These last few weeks have been trying. I like to consider myself an optimist but these days, the glass appears emptier and emptier. I think that I play fair. I try to always empathize with others. I have tried to approach all of my relationships, professional and personal, with integrity. Both my husband and I have, what I consider to be, a strong moral compass and we try very diligently to instill this in our children. We are not perfect. We make mistakes and we haven’t always made everyone happy, but we always try to be firmly grounded on the side of the good.
But these past few weeks, I have been wondering if it may have been wiser to take some shortcuts at times. In my work, I would never sacrifice patient care to take the easier road but in some of my relationships, it is beginning to seem that the value I have placed on truth, honesty and integrity has not always been reciprocated. Pride and money are powerful incentives for a lot of people. Friends become foes and family becomes enemies when dollars and egos get involved.

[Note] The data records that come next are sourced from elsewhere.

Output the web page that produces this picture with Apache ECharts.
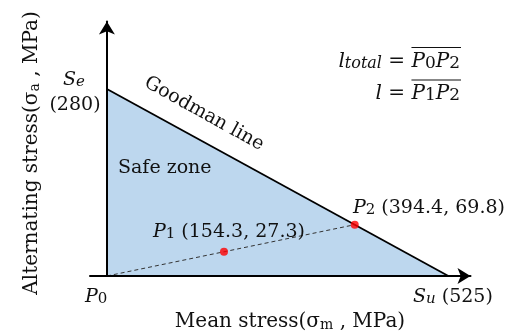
<!DOCTYPE html>
<html>
<head>
<meta charset="utf-8">
<script src="https://cdn.jsdelivr.net/npm/echarts@6/dist/echarts.min.js"></script>
<style>html,body{margin:0;padding:0;background:#fff}#c{width:512px;height:333px}</style>
</head>
<body>
<div id="c"></div>
<script>
// Goodman line end points (Se on the y axis, Su on the x axis)
const goodmanLine = [[0, 280], [525, 0]];
// Points as placed in the (schematic) picture
const pointNames = ['P1', 'P2'];
const pointValues = [[180, 36.3], [381, 76.8]];
const pointLabels = ['(154.3, 27.3)', '(394.4, 69.8)'];
// Load line from origin P0 through P1 to P2
const loadLine = [[0, 0], [381, 76.8]];
const axisRangeX = [-26, 559];
const axisRangeY = [0, 381];

const FONT = 'DejaVu Serif';
const FS = 19, SS = 15;
function mk(fs, italic, lh) {
  return {fontFamily: FONT, fontSize: fs, fontStyle: italic ? 'italic' : 'normal', color: '#111', lineHeight: lh, verticalAlign: 'bottom'};
}
const rich = {
  n: mk(FS, false, 23), i: mk(FS, true, 23),
  s: mk(SS, false, 11), si: mk(SS, true, 11),
  an: mk(20, false, 24), as: mk(14, false, 11),
  fn: mk(20, false, 24), fi: mk(20, true, 24),
  fs: mk(17, false, 12), fsi: mk(16, true, 12)
};
function txt(x, y, text, align, extra) {
  return Object.assign({
    type: 'text', x: x, y: y, z: 10,
    style: {text: text, rich: rich, align: align || 'left', verticalAlign: 'middle', fill: '#111'}
  }, extra || {});
}
// measure widths to place overlines
const mctx = document.createElement('canvas').getContext('2d');
function w(str, fs, italic) {
  mctx.font = (italic ? 'italic ' : '') + fs + 'px "' + FONT + '"';
  return mctx.measureText(str).width;
}
const barW = w('P', 20, true) * 2 + w('0', 17, false) + w('2', 17, false);
const RX = 460;

const chart = echarts.init(document.getElementById('c'), null, {renderer: 'canvas'});
const axisCommon = {
  type: 'value', z: 5,
  splitLine: {show: false}, axisTick: {show: false}, axisLabel: {show: false},
  axisLine: {show: true, onZero: true, symbol: ['none', 'arrow'], symbolSize: [12, 13],
    lineStyle: {color: '#000', width: 2}}
};
chart.setOption({
  animation: false,
  grid: {left: 90, right: 41.5, top: 21.5, bottom: 57},
  xAxis: Object.assign({}, axisCommon, {min: axisRangeX[0], max: axisRangeX[1]}),
  yAxis: Object.assign({}, axisCommon, {min: axisRangeY[0], max: axisRangeY[1]}),
  series: [
    {
      type: 'line', data: goodmanLine, symbol: 'none', z: 2,
      lineStyle: {color: '#000', width: 1.8},
      areaStyle: {color: '#bdd7ee', opacity: 1}
    },
    {
      type: 'line', data: loadLine, symbol: 'none', z: 3,
      lineStyle: {color: '#333', width: 1, type: [4, 3]}
    },
    {
      type: 'scatter', z: 4, symbolSize: 8,
      itemStyle: {color: '#ff0000'},
      data: pointValues.map((v, k) => ({name: pointNames[k], value: v}))
    }
  ],
  graphic: [
    txt(63, 78, '{i|S}{si|e}'),
    txt(75, 103, '{n|(280)}', 'center'),
    txt(205, 112, '{n|Goodman line}', 'center', {rotation: -29 * Math.PI / 180}),
    txt(118, 166, '{n|Safe zone}'),
    txt(153, 230, '{i|P}{s|1}{n| ' + pointLabels[0] + '}'),
    txt(353, 206, '{i|P}{s|2}{n| ' + pointLabels[1] + '}'),
    txt(85, 295, '{i|P}{s|0}'),
    txt(413, 295, '{i|S}{si|u}{n| (525)}'),
    txt(290, 320, '{an|Mean stress(σ}{as|m}{an| , MPa)}', 'center'),
    txt(30, 153, '{an|Alternating stress(σ}{as|a}{an| , MPa)}', 'center', {rotation: Math.PI / 2}),
    txt(RX, 60, '{fi|l}{fsi|total}{fn| = }{fi|P}{fs|0}{fi|P}{fs|2}', 'right'),
    txt(RX, 92, '{fi|l}{fn| = }{fi|P}{fs|1}{fi|P}{fs|2}', 'right'),
    {type: 'line', z: 10, shape: {x1: RX - barW, y1: 47.5, x2: RX + 1, y2: 47.5}, style: {stroke: '#111', lineWidth: 1.2}},
    {type: 'line', z: 10, shape: {x1: RX - barW, y1: 80, x2: RX + 1, y2: 80}, style: {stroke: '#111', lineWidth: 1.2}}
  ]
});
</script>
</body>
</html>
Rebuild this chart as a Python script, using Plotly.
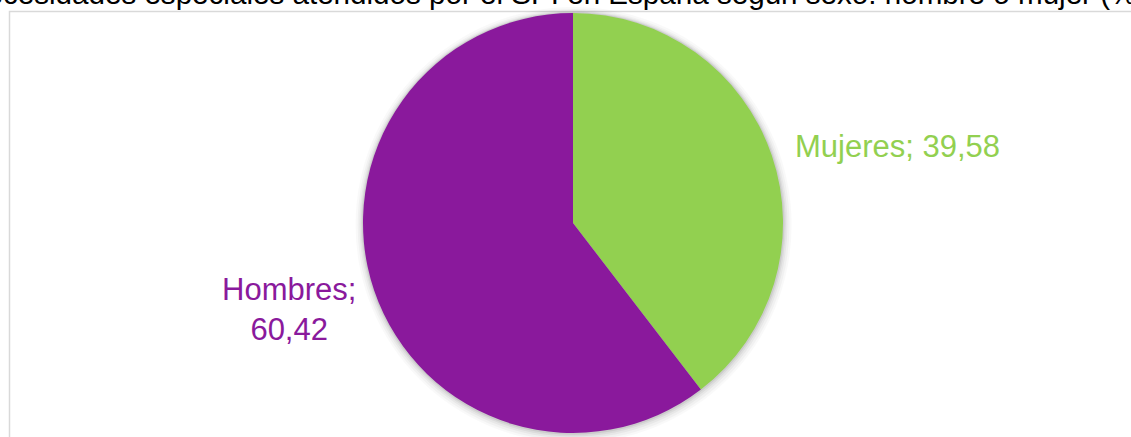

The cynicism was beginning to settle in. Last night, my boys rented a movie for $6. I said to my husband that we really should start streaming movies for free like everyone else. My husband, true to his character, replied “If everyone else is doing it, does it make it okay?” This made me think. He was right of course. It doesn’t make it okay. It was the same point I have been trying to make with my children for years. I told him how I was feeling disillusioned with always trying to do the right thing. That it was exhausting and people didn’t always appreciate your actions or give you credit anyway. Sometimes, they even took advantage of you and left you feeling exploited. He, in response, told me to think of myself as the tortoise. The hare may make it to the finish line but in the end, the tortoise wins. Slowly, but surely, the tortoise keeps following the path he believes in until finally, he wins at the end while holding his head up high and never giving up to search for the easier way.
So I am reminding myself that the race is long. The good guys can’t possibly finish last. I refuse to believe that. There may be hurdles and it may seem like it would have been easier at times to stoop to the levels of those around you, but at the end of it all, as Mary Schmich says, “the race is long, and in the end it is only with yourself”. I want to stand tall at the finish line. Just like the tortoise.